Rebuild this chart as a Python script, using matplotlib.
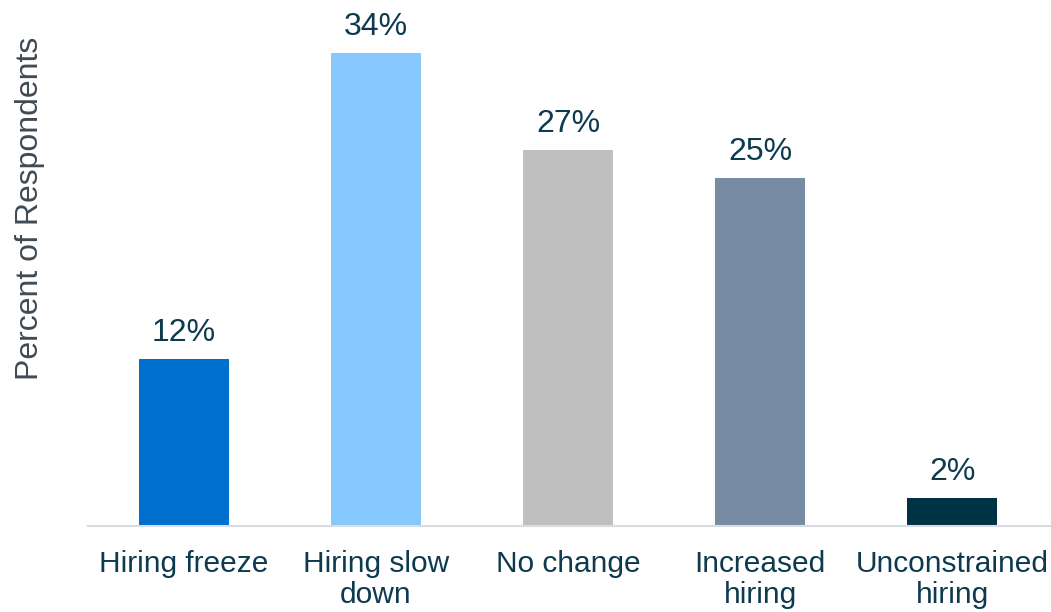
import matplotlib
matplotlib.use('Agg')
import matplotlib.pyplot as plt

plt.rcParams['font.family'] = ['Liberation Sans', 'DejaVu Sans']

categories = ['Hiring freeze', 'Hiring slow\ndown', 'No change', 'Increased\nhiring', 'Unconstrained\nhiring']
values = [12, 34, 27, 25, 2]
colors = ['#0070CF', '#87C9FE', '#BFBFBF', '#778CA2', '#003246']
text_color = '#0D3A4E'

fig = plt.figure(figsize=(10.51, 6.12), dpi=100)
ax = fig.add_axes([88 / 1051, 1 - 526 / 612, 1 - 88 / 1051, 526 / 612])

x = range(len(categories))
bars = ax.bar(x, values, width=0.47, color=colors)

for b, v in zip(bars, values):
    ax.annotate(f'{v}%', (b.get_x() + b.get_width() / 2, v), xytext=(0, 8),
                textcoords='offset points', ha='center', va='bottom',
                fontsize=23, color=text_color)

ax.set_xlim(-0.5, 4.515)
ax.set_ylim(0, 37.8)
ax.set_xticks(list(x))
ax.set_xticklabels(categories, fontsize=21.5, color=text_color, linespacing=1.15)
ax.tick_params(axis='x', length=0, pad=17)
ax.set_yticks([])
for s in ['top', 'right', 'left']:
    ax.spines[s].set_visible(False)
ax.spines['bottom'].set_color('#D9DDE3')
ax.spines['bottom'].set_linewidth(1.5)

fig.text(30 / 1051, 1 - 208 / 612, 'Percent of Respondents', rotation=90,
         ha='center', va='center', fontsize=23, color='#404A53')

fig.savefig('out.png', dpi=100)
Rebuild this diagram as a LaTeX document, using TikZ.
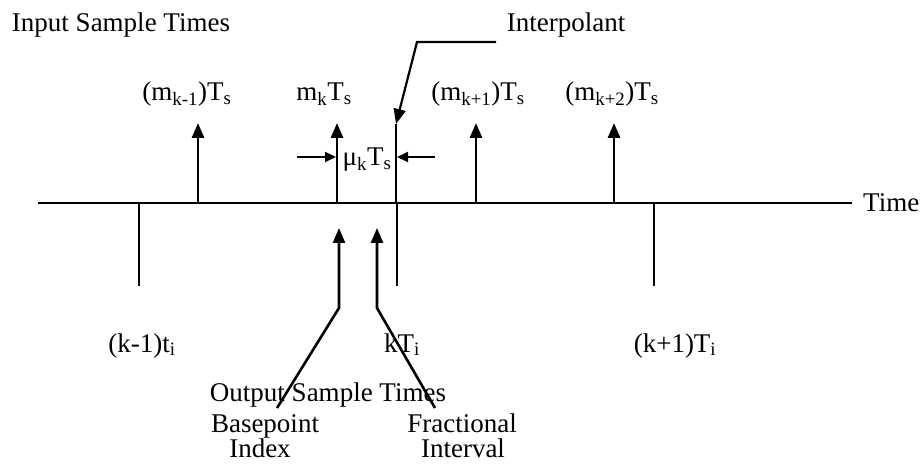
\documentclass[tikz,border=0pt]{standalone}
\usepackage{fontspec}
\setmainfont{Liberation Serif}
\usetikzlibrary{arrows.meta}
\begin{document}
\begin{tikzpicture}[x=1pt,y=-1pt,
  lbl/.style={inner sep=0pt, text height=17pt, text depth=5pt, font=\fontsize{27}{29}\selectfont},
  stem/.style={line width=2.8pt},
  tip/.style={-{Triangle[width=12pt,length=15pt]}},
  smalltip/.style={-{Triangle[width=10pt,length=11pt]}},
  axisline/.style={line width=2.2pt}]
\useasboundingbox (0,0) rectangle (923,470);
% axis
\coordinate (a0) at (38,203);
\coordinate (a1) at (852,203);
\draw[axisline] (a0) -- (a1);
\node[lbl, anchor=west] (time) at (863,206) {Time};
\node[lbl] (inp) at (121,26) {Input Sample Times};
% input sample stems
\foreach \n/\x in {1/198,2/337,3/476,4/614}{
  \coordinate (ib\n) at (\x,203);
  \coordinate (it\n) at (\x,123);
  \draw[stem,tip] (ib\n) -- (it\n);
}
\node[lbl] (lm1) at (187,95) {(m\textsubscript{k-1})T\textsubscript{s}};
\node[lbl] (lm2) at (324,95) {m\textsubscript{k}T\textsubscript{s}};
\node[lbl] (lm3) at (478,95) {(m\textsubscript{k+1})T\textsubscript{s}};
\node[lbl] (lm4) at (612,95) {(m\textsubscript{k+2})T\textsubscript{s}};
% output sample stems
\foreach \n/\x in {1/139,2/397,3/654}{
  \coordinate (ob\n) at (\x,203);
  \coordinate (oe\n) at (\x,286);
  \draw[stem] (ob\n) -- (oe\n);
}
\node[lbl] (lk1) at (142,346) {(k-1)t\textsubscript{i}};
\node[lbl] (lk2) at (402,346) {kT\textsubscript{i}};
\node[lbl] (lk3) at (675,346) {(k+1)T\textsubscript{i}};
% interpolant
\node[lbl] (interp) at (566,26) {Interpolant};
\coordinate (ih) at (496,42);
\coordinate (ik) at (417,42);
\coordinate (ip) at (396,124);
\coordinate (ia) at (396,203);
\draw[line width=2.2pt,tip] (ih) -- (ik) -- (ip);
\draw[line width=1.1pt] (ip) -- (ia);
% fractional interval dimension
\coordinate (dl0) at (297,157);
\coordinate (dl1) at (336,157);
\coordinate (dr0) at (435,157);
\coordinate (dr1) at (397,157);
\draw[line width=1.8pt,smalltip] (dl0) -- (dl1);
\draw[line width=1.8pt,smalltip] (dr0) -- (dr1);
\node[lbl] (mu) at (367,160) {μ\textsubscript{k}T\textsubscript{s}};
% bottom callouts
\coordinate (bp0) at (277,408);
\coordinate (bp1) at (339,308);
\coordinate (bp2) at (339,228);
\coordinate (fi0) at (435,408);
\coordinate (fi1) at (377,308);
\coordinate (fi2) at (377,228);
\draw[line width=2.6pt,tip] (bp0) -- (bp1) -- (bp2);
\draw[line width=2.6pt,tip] (fi0) -- (fi1) -- (fi2);
\node[lbl] (ost) at (328,395) {Output Sample Times};
\node[lbl] (bpt) at (265,426) {Basepoint};
\node[lbl] (idx) at (260,451) {Index};
\node[lbl] (frc) at (462,426) {Fractional};
\node[lbl] (itv) at (463,451) {Interval};
\end{tikzpicture}
\end{document}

**WHAT NEEDS TO BE DONE:**
Above are the records; repeat their lines from the first through the line containing "ax.spines['bottom'].set_linewidth(1.5)", and leave out each picture.

**OUTPUT OF THE EXERCISE:**
Rebuild this chart as a Python script, using matplotlib.
import matplotlib
matplotlib.use('Agg')
import matplotlib.pyplot as plt

plt.rcParams['font.family'] = ['Liberation Sans', 'DejaVu Sans']

categories = ['Hiring freeze', 'Hiring slow\ndown', 'No change', 'Increased\nhiring', 'Unconstrained\nhiring']
values = [12, 34, 27, 25, 2]
colors = ['#0070CF', '#87C9FE', '#BFBFBF', '#778CA2', '#003246']
text_color = '#0D3A4E'

fig = plt.figure(figsize=(10.51, 6.12), dpi=100)
ax = fig.add_axes([88 / 1051, 1 - 526 / 612, 1 - 88 / 1051, 526 / 612])

x = range(len(categories))
bars = ax.bar(x, values, width=0.47, color=colors)

for b, v in zip(bars, values):
    ax.annotate(f'{v}%', (b.get_x() + b.get_width() / 2, v), xytext=(0, 8),
                textcoords='offset points', ha='center', va='bottom',
                fontsize=23, color=text_color)

ax.set_xlim(-0.5, 4.515)
ax.set_ylim(0, 37.8)
ax.set_xticks(list(x))
ax.set_xticklabels(categories, fontsize=21.5, color=text_color, linespacing=1.15)
ax.tick_params(axis='x', length=0, pad=17)
ax.set_yticks([])
for s in ['top', 'right', 'left']:
    ax.spines[s].set_visible(False)
ax.spines['bottom'].set_color('#D9DDE3')
ax.spines['bottom'].set_linewidth(1.5)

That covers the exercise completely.